Effects on the ADAS-cog: Figure 1 illustrates the time course for the change from baseline in ADAS-cog scores for all three dose groups over the 30 weeks of the study. After 24 weeks of treatment, the mean differences in the ADAS-cog change scores for ARICEPT treated patients compared to the patients on placebo were 2.8 and 3.1 units for the 5 mg/day and 10 mg/day treatments, respectively. These differences were statistically significant. While the treatment effect size may appear to be slightly greater for the 10 mg/day treatment, there was no statistically significant difference between the two active treatments.

Following 6 weeks of placebo washout, scores on the ADAS-cog for both the ARICEPT treatment groups were indistinguishable from those patients who had received only placebo for 30 weeks. This suggests that the beneficial effects of ARICEPT abate over 6 weeks following discontinuation of treatment and do not represent a change in the underlying disease. There was no evidence of a rebound effect 6 weeks after abrupt discontinuation of therapy.

Drug-Drug Interactions

Drugs Highly Bound to Plasma Proteins: Drug displacement studies have been performed in vitro between this highly bound drug (96%) and other drugs such as furosemide, digoxin, and warfarin.
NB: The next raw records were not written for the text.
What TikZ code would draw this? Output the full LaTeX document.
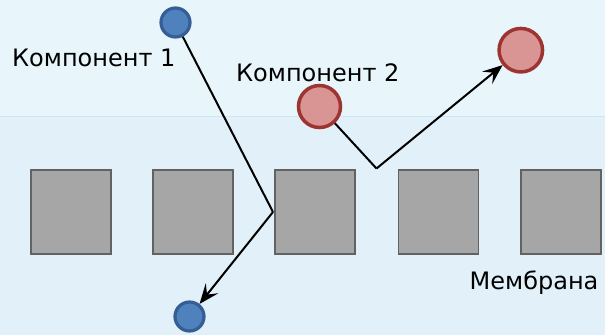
\documentclass[tikz,border=0pt]{standalone}
\usepackage{fontspec}
\setmainfont{DejaVu Sans}
\usetikzlibrary{arrows.meta}
\definecolor{bgtop}{RGB}{232,245,251}
\definecolor{bgbot}{RGB}{226,241,249}
\definecolor{bgline}{RGB}{206,231,246}
\definecolor{boxfill}{RGB}{166,166,166}
\definecolor{boxdraw}{RGB}{98,98,98}
\definecolor{bluefill}{RGB}{79,129,189}
\definecolor{bluedraw}{RGB}{52,94,148}
\definecolor{redfill}{RGB}{217,149,148}
\definecolor{reddraw}{RGB}{158,52,50}
\begin{document}
\begin{tikzpicture}[
  membox/.style={draw=boxdraw,fill=boxfill,line width=1.5pt,minimum width=80pt,minimum height=84pt,inner sep=0pt,outer sep=0pt},
  bluedot/.style={circle,draw=bluedraw,fill=bluefill,line width=3.2pt,minimum size=29pt,inner sep=0pt},
  reddot/.style={circle,draw=reddraw,fill=redfill,line width=3.5pt,minimum size=42pt,inner sep=0pt},
  lbl/.style={font=\fontsize{24pt}{28pt}\selectfont,inner sep=0pt,anchor=base west,text=black},
  path1/.style={line width=2pt,black},
  arr/.style={path1,arrows={-Stealth[length=20pt,width=16pt,inset=8pt]}}]
\begin{scope}[x=1pt,y=-1pt]
\useasboundingbox (0,0) rectangle (605,335);
\fill[bgtop] (0,0) rectangle (605,116);
\fill[bgbot] (0,116) rectangle (605,335);
\draw[bgline,line width=1pt] (0,116) -- (605,116);
% membrane
\node[membox] (m1) at (71,212) {};
\node[membox] (m2) at (193.2,212) {};
\node[membox] (m3) at (315.2,212) {};
\node[membox] (m4) at (438.5,212) {};
\node[membox] (m5) at (561,212) {};
% particles
\node[bluedot] (b1) at (175.5,22.5) {};
\node[bluedot] (b2) at (189.5,316.5) {};
\node[reddot] (r1) at (319.5,106.5) {};
\node[reddot,minimum size=43.5pt] (r2) at (520.8,50.2) {};
\coordinate (k1) at (273,212);
\coordinate (k2) at (376.5,168.5);
\draw[path1] (b1) -- (k1);
\draw[arr] (k1) -- (b2);
\draw[path1] (r1) -- (k2);
\draw[arr] (k2) -- (r2);
% labels
\node[lbl] (t1) at (12,66.7) {Компонент 1};
\node[lbl] (t2) at (236,81) {Компонент 2};
\node[lbl] (t3) at (469.5,289.3) {Мембрана};
\end{scope}
\end{tikzpicture}
\end{document}
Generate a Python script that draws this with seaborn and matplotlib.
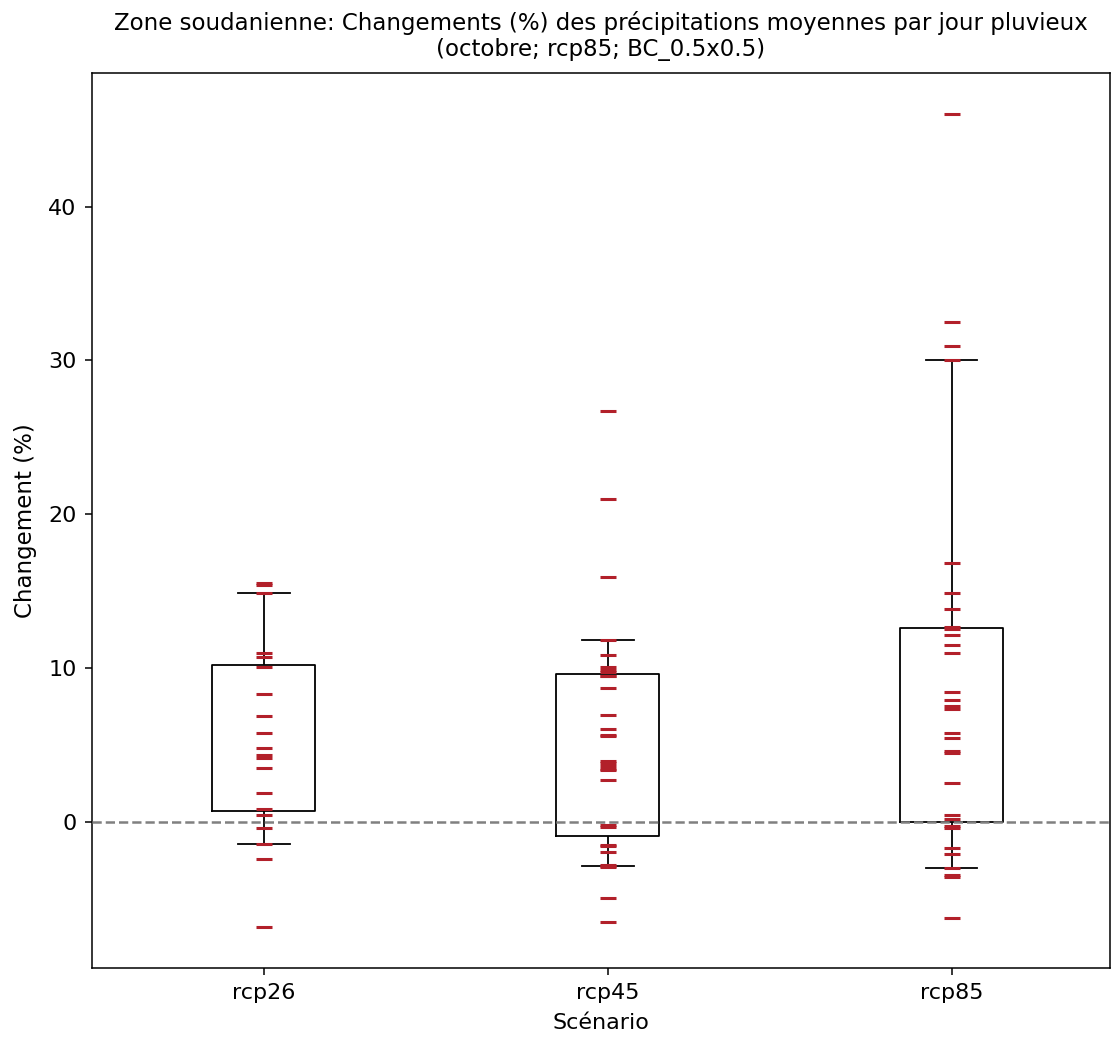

ARICEPT at concentrations of 0.3-10 mg/mL did not affect the binding of furosemide (5 mg/mL), digoxin (2 ng/mL), and warfarin (3 mg/mL) to human albumin. Similarly, the binding of ARICEPT to human albumin was not affected by furosemide, digoxin and warfarin.

Effect of ARICEPT on the Metabolism of Other Drugs: No in vivo clinical trials have investigated the effect of ARICEPT on the clearance of drugs metabolized by CYP 3A4 (e.g. cisapride, terfenadine) or by CYP 2D6 (e.g. imipramine). However, in vitro studies show a low rate of binding to these enzymes (mean Ki about 50-130 mM), that, given the therapeutic plasma concentrations of donepezil (164 nM), indicates little likelihood of interference.

Whether ARICEPT has any potential for enzyme induction is not known.

Formal pharmacokinetic studies evaluated the potential of ARICEPT for interaction with theophylline, cimetidine, warfarin, digoxin and ketoconazole. No effects of ARICEPT on the pharmacokinetics of these drugs were observed.

Effect of Other Drugs on the Metabolism of ARICEPT: Ketoconazole and quinidine, inhibitors of CYP450, 3A4 and 2D6, respectively, inhibit donepezil metabolism in vitro. Whether there is a clinical effect of quinidine is not known. In a 7-day crossover study in 18 healthy volunteers, ketoconazole (200 mg q.d.) increased mean donepezil (5 mg q.d.) concentration (AUC0-24 and Cmax) by 36%. The clinical relevance of this increase in concentration is unknown.

Inducers of CYP 2D6 and CYP 3A4 (e.g., phenytoin, carbamazepine, dexamethasone, rifampin, and phenobarbital) could increase the rate of elimination of ARICEPT.

Formal pharmacokinetic studies demonstrated that the metabolism of ARICEPT is not significantly affected by concurrent administration of digoxin or cimetidine.